Now to the emotions. The following is a list of things I feel at times during this journey. It is not to be depressing, but some of the emotions are bad and some are good.

  1. Love – needs no explanation
  2. Helpless – I had to acknowledge I cannot fix this. This is not fixed by a pill or through some treatment. Medication helps to manage it, but this is something that must be managed just like their allergies and asthma. There is no cure.
  3. Joy – every time my children overcome a challenge, surpass a mile stone, or master something that was difficult I am elated.
  4. Fear – I wonder what will happen when they are not under my close supervision. How will they fair?
  5. Amusement – ADHD kids do and say the craziest things.
  6. Exhaustion – caring for a child/children with ADHD takes motherhood to a whole other level.
  7. Frustration – there is so much to try and so much to do and more often than not what you try and do either does not work or the solution causes bigger problems.
  8. Protective – these are my babies and I will be their best advocate and staunch supporter.

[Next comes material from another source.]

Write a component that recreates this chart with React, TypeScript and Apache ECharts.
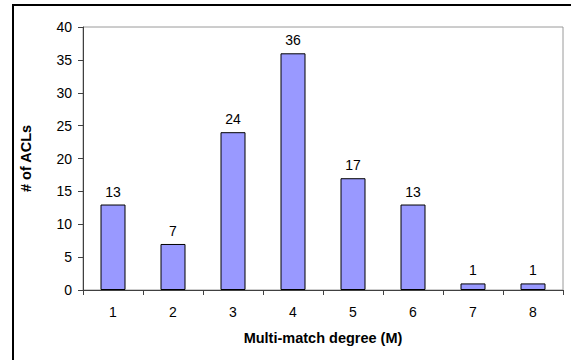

  9. Alone – we don’t always have the emotional support you need through this journey.
  10. Hope – they are getting better.
  11. Impatience – it is hard to always react appropriately.
  12. Patience – sometimes you just have to let it ride.
  13. Anger – there are many reasons I become angry. The big one is when people do not attempt to understand you are not dealing with typical kids. However, if I am confessing I do get angry and with the kids too, because I am human and that is part of dealing with this.